50% plan will cost extra £3bn

July 16, 2004

Spending on higher education will have to rise by about £3 billion over the next four years if the Government is to meet its commitment to boosting student numbers, according to the Association of University Teachers.

The AUT has calculated that total higher education spending in the UK, including that on student support, must rise from an estimated £8.7 billion in 2003-04 to £11.7 billion in 2007-08.

Only with such a sum can the Department for Education and Skills hit its target of getting half of 18 to 30-year-olds into higher education by 2010, ensure that extra students are fully funded and reintroduce student grants for the poorest undergraduates.

Projections by Stephen Court, senior research officer for the lecturers'

union, show that cash per student (the unit of funding) would have to rise from £5,416 this year to £6,199 by 2007-08, a 14.5 per cent increase.

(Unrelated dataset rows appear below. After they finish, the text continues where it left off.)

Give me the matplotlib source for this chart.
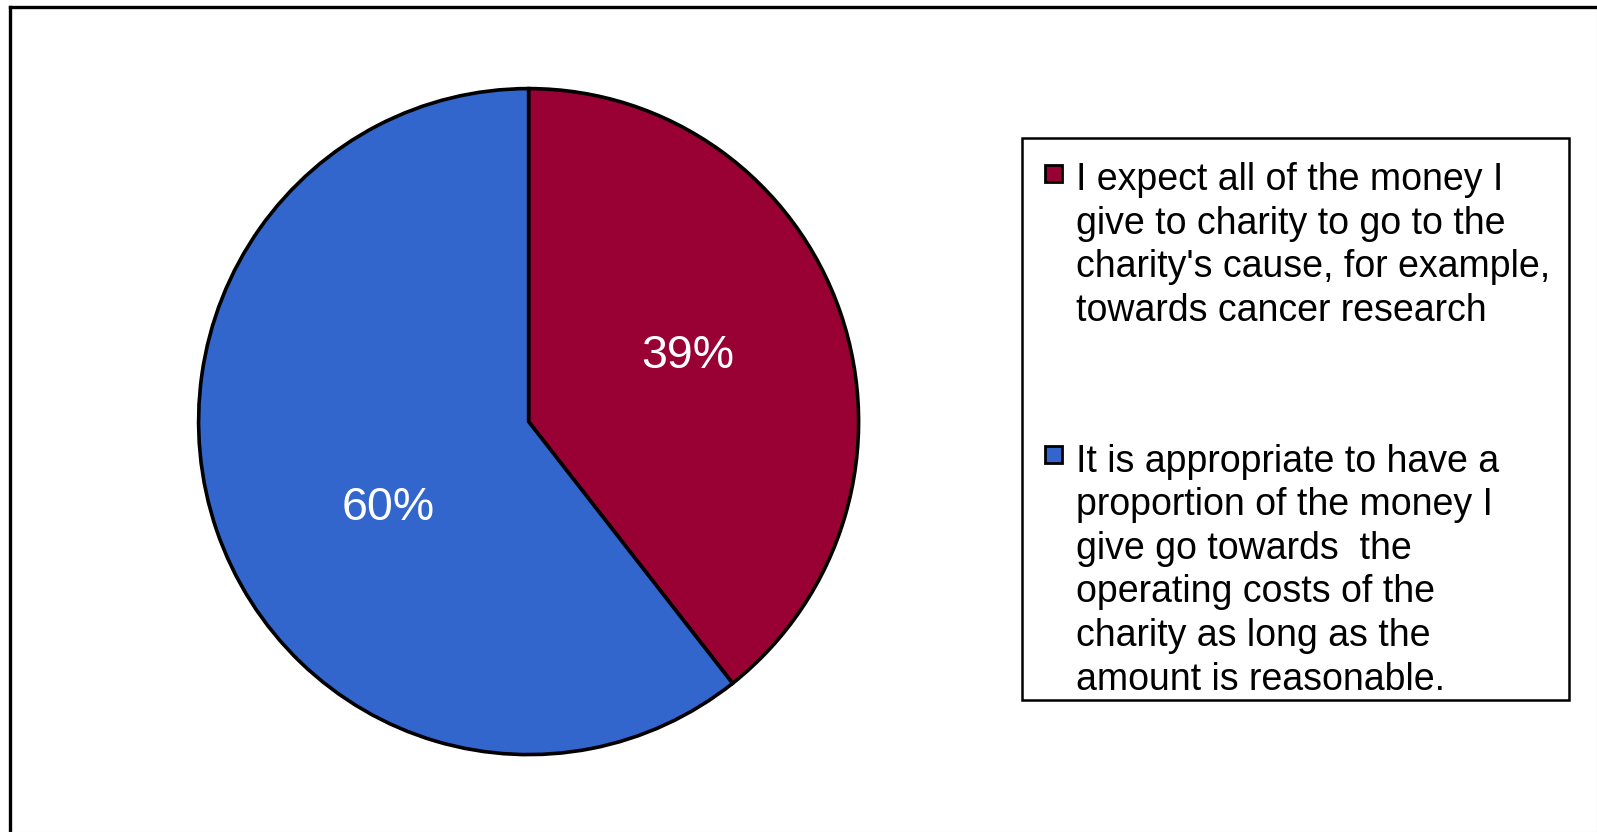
import matplotlib
matplotlib.use("Agg")
import matplotlib.pyplot as plt
from matplotlib.patches import Rectangle
from matplotlib.lines import Line2D

plt.rcParams["font.family"] = ["Liberation Sans", "DejaVu Sans"]

# survey answers, percent of respondents
answers = [
    "I expect all of the money I\ngive to charity to go to the\ncharity's cause, for example,\ntowards cancer research",
    "It is appropriate to have a\nproportion of the money I\ngive go towards  the\noperating costs of the\ncharity as long as the\namount is reasonable.",
]
shares = [39, 60]
colors = ["#990033", "#3366CC"]

W, H = 1597, 832
fig = plt.figure(figsize=(W / 100, H / 100), dpi=100)


def fx(px):
    return px / W


def fy(py):
    # pixel rows are counted from the top
    return 1 - py / H


# pie area: centre (528.6, 421.6), radii in px
cx, cy, rx, ry = 528.6, 421.6, 330, 333
ax = fig.add_axes([fx(cx - rx), fy(cy + ry), fx(2 * rx), 2 * ry / H])
wedges, _, pct = ax.pie(
    shares,
    colors=colors,
    startangle=90,
    counterclock=False,
    autopct="%d%%",
    wedgeprops=dict(edgecolor="black", linewidth=2.6),
    textprops=dict(color="white", fontsize=33.5),
)
ax.set_aspect("auto")
ax.set_xlim(-1, 1)
ax.set_ylim(-1, 1)
for w in wedges:
    w.set_clip_on(False)
# data labels sit a little off the wedge bisectors
pct[0].set_position((0.483, 0.196))
pct[1].set_position((-0.427, -0.26))
for t in pct:
    t.set_va("center")
    t.set_ha("center")

# legend box drawn by hand so every line can be placed
fig.add_artist(Rectangle((fx(1021.6), fy(699.7)), fx(1568.5 - 1021.6), (699.7 - 137.5) / H,
                         transform=fig.transFigure, facecolor="white",
                         edgecolor="black", linewidth=1.8))
line_gap = 43.6
first_base = [190.0, 471.7]
for label, col, base in zip(answers, colors, first_base):
    fig.add_artist(Rectangle((fx(1044.5), fy(base - 8.5)), fx(17), 17 / H,
                             transform=fig.transFigure, facecolor=col,
                             edgecolor="black", linewidth=2.0))
    for i, line in enumerate(label.split("\n")):
        fig.text(fx(1076.5), fy(base + i * line_gap), line, fontsize=27,
                 ha="left", va="baseline")

# outer chart border
fig.add_artist(Line2D([fx(9.5), fx(1596)], [fy(6.5), fy(6.5)], transform=fig.transFigure,
                      color="black", linewidth=2.4))
fig.add_artist(Line2D([fx(9.5), fx(9.5)], [fy(6.5), fy(832)], transform=fig.transFigure,
                      color="black", linewidth=2.4))
fig.add_artist(Line2D([fx(1596.5), fx(1596.5)], [fy(6.5), fy(832)], transform=fig.transFigure,
                      color="#AAAAAA", linewidth=0.8))
fig.add_artist(Line2D([fx(9.5), fx(1597)], [fy(831.5), fy(831.5)], transform=fig.transFigure,
                      color="#E6E6E6", linewidth=0.8))

fig.savefig("out.png", dpi=100)
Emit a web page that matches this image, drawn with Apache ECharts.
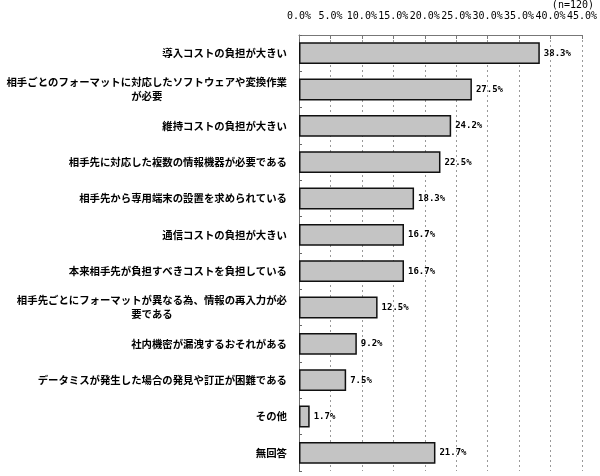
<!DOCTYPE html>
<html><head><meta charset="utf-8">
<script src="https://cdn.jsdelivr.net/npm/echarts@6/dist/echarts.min.js"></script>
<style>html,body{margin:0;padding:0;background:#fff}#c{width:600px;height:476px}</style>
</head><body><div id="c"></div>
<script>
const categories = [
  '導入コストの負担が大きい',
  '相手ごとのフォーマットに対応したソフトウェアや変換作業\nが必要',
  '維持コストの負担が大きい',
  '相手先に対応した複数の情報機器が必要である',
  '相手先から専用端末の設置を求められている',
  '通信コストの負担が大きい',
  '本来相手先が負担すべきコストを負担している',
  '相手先ごとにフォーマットが異なる為、情報の再入力が必\n要である',
  '社内機密が漏洩するおそれがある',
  'データミスが発生した場合の発見や訂正が困難である',
  'その他',
  '無回答'
];
const values = [38.3, 27.5, 24.2, 22.5, 18.3, 16.7, 16.7, 12.5, 9.2, 7.5, 1.7, 21.7];
const sampleNote = '(n=120)';

const chart = echarts.init(document.getElementById('c'), null, {renderer: 'canvas'});
chart.setOption({
  animation: false,
  backgroundColor: '#fff',
  grid: {left: 299, right: 18, top: 35, bottom: 5, containLabel: false},
  graphic: [{
    type: 'text', right: 6, top: 0,
    style: {text: sampleNote, font: '10px "DejaVu Sans Mono"', fill: '#000'}
  }],
  xAxis: {
    type: 'value', position: 'top', min: 0, max: 45, interval: 5,
    axisLine: {show: true, lineStyle: {color: '#777', width: 1}},
    axisTick: {show: true, inside: true, length: 4, lineStyle: {color: '#777'}},
    axisLabel: {
      margin: 14, color: '#000', fontFamily: 'DejaVu Sans Mono', fontSize: 10,
      formatter: v => v.toFixed(1) + '%'
    },
    splitLine: {show: true, lineStyle: {color: '#999', type: [2, 3], width: 1}}
  },
  yAxis: {
    type: 'category', inverse: true, data: categories,
    axisLine: {show: true, lineStyle: {color: '#666', width: 1}},
    axisTick: {show: true, inside: true, length: 3, lineStyle: {color: '#666'}},
    axisLabel: {
      margin: 12, color: '#000', fontFamily: '"Noto Sans CJK JP"', fontSize: 10.4, fontWeight: 'bold',
      lineHeight: 14,
      formatter: function (v) {
        const parts = v.split('\n');
        if (parts.length === 1) return v;
        return parts[0] + '\n{c|' + parts[1] + '}';
      },
      rich: {c: {align: 'center', fontFamily: '"Noto Sans CJK JP"', fontSize: 10.4, fontWeight: 'bold', color: '#000', lineHeight: 14}}
    }
  },
  series: [{
    type: 'bar', data: values, barCategoryGap: '40%',
    itemStyle: {color: '#c4c4c4', borderColor: '#111', borderWidth: 1.5},
    label: {
      show: true, position: 'right', distance: 4, color: '#000',
      fontFamily: 'DejaVu Sans Mono', fontSize: 9, fontWeight: 'bold',
      formatter: p => p.value.toFixed(1) + '%'
    }
  }]
});
</script></body></html>
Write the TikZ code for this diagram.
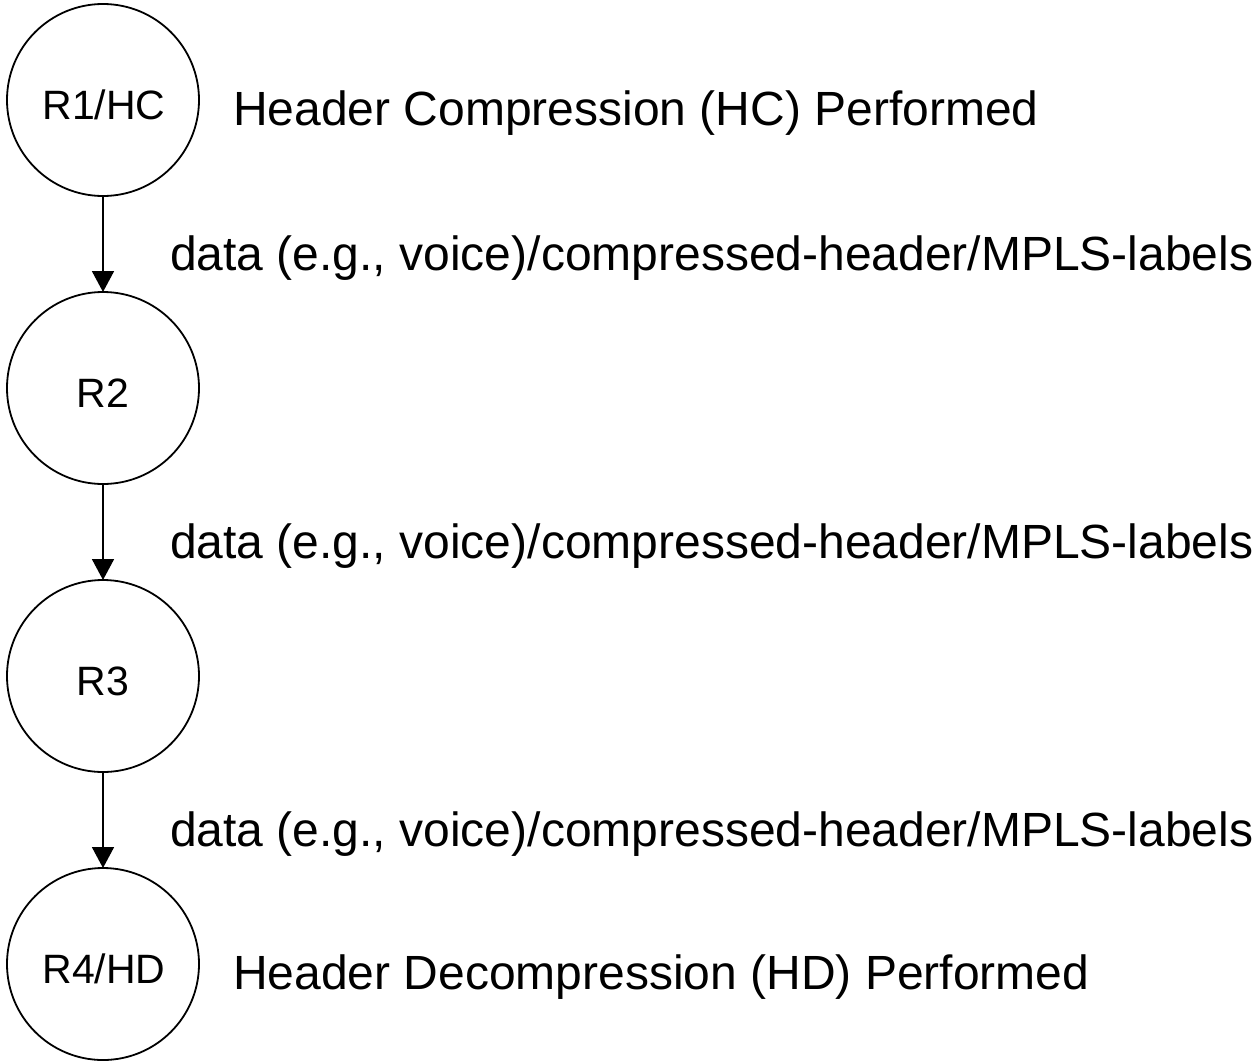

The estimates are based on the assumption that the Government fulfils its pledges to maintain unit of funding per student as the number of students increases over the next five years.

If the DFES approved increases of this order, it would take the proportion of gross domestic product spent on higher education from 0.78 per cent this year to about 0.86 per cent in 2007-08.

When added to contributions from private sources, including student top-up fees from 2006, the total proportion of GDP spent on higher education would be well over 1 per cent. This would bring the UK closer to the average for higher education spending in leading industrialised nations, which it has hitherto lagged behind.

Mr Court said: "The overall increases in the UK education budget to 2007-08 are substantially above the forecast rate of inflation, and the planned growth in Government spending on science is even higher.

"But higher education's share of the education budget will need to grow if the Government's aims for the sector are to be met.

"In particular, increasing student numbers in England in line with the target of 50 per cent of young people entering higher education by 2010 will require greater spending.

"This is because the Government is committed to maintaining spending per student in real terms and is bringing back student maintenance awards.

"With variable fees being introduced from 2006, we are looking to the Government to keep to its commitment that additional fee income will be just that - and not used to make good cuts in public contributions to tuition fees, as has happened since 1998."